PwC just released the results of a study, conducted in conjunction with The Wall Street Journal, that looked at the concerns and plans of CEOs regarding innovation. Overall, the study finds that the US has slipped as a destination for innovation-related investments.
Of 40 countries assessed, only the US has not increased its innovation capacity or international competitiveness over the past decade, the report observes. The US, for one, ranks low on the list of attractiveness for innovation investments among many of the world's businesses.
Emerging countries such as China and India are considered the most attractive countries in which to invest in innovation.
Countries most attractive for innovation:
For North American-based corporations: US (38%), China (17%), India (15%)
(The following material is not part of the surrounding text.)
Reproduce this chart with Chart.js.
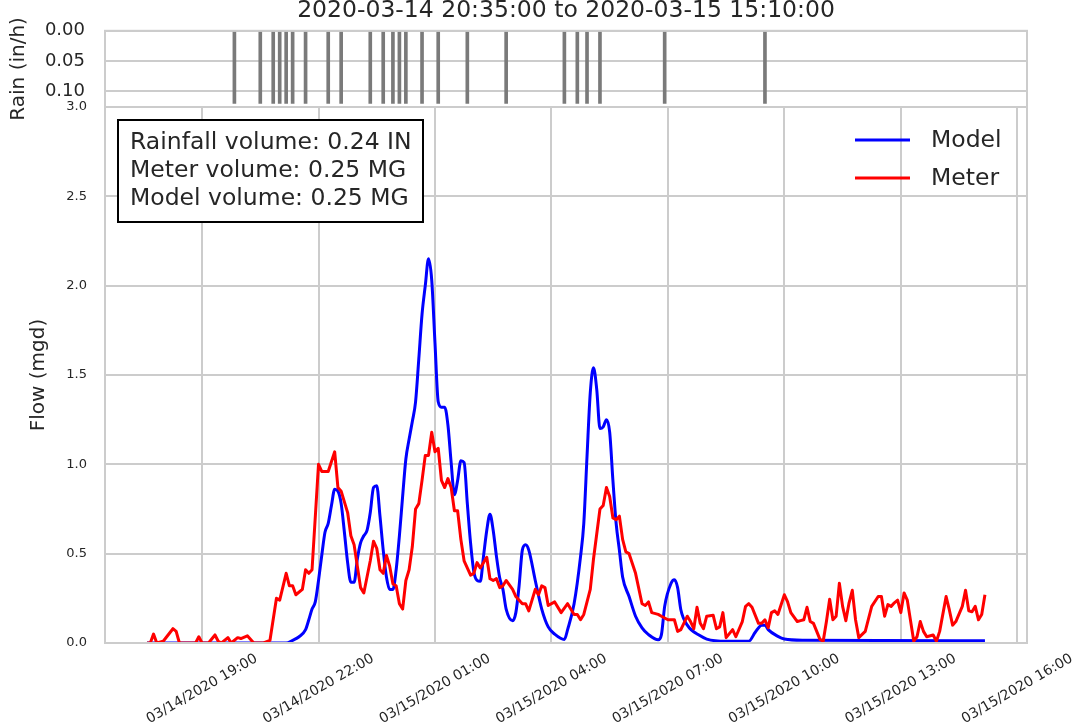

Western Europe-based corporations: Western Europe (26%), China (26%), India (16%), US (10%)
Asia Pacific-based: India (39%), China (13%), Africa (9%), US (9%)
BRIC-based: India (25%), Africa (20%), China (19%), US (5%)
Factors holding back innovation investments in the US include inadequate technical training and education of workers, as well as an inadequate tax credit for research and development, ranking 17th among 30 developed nations. In addition, 40% of the surveyed CEOs say inadequate intellectual property protections in developing countries threaten US competitiveness.
In addition, the report observes, global production and markets are increasing at such a rapid rate that by 2030, more than 90% of global middle-class spending will happen outside North America. Currently, 26% of this spending is in the domestic economy.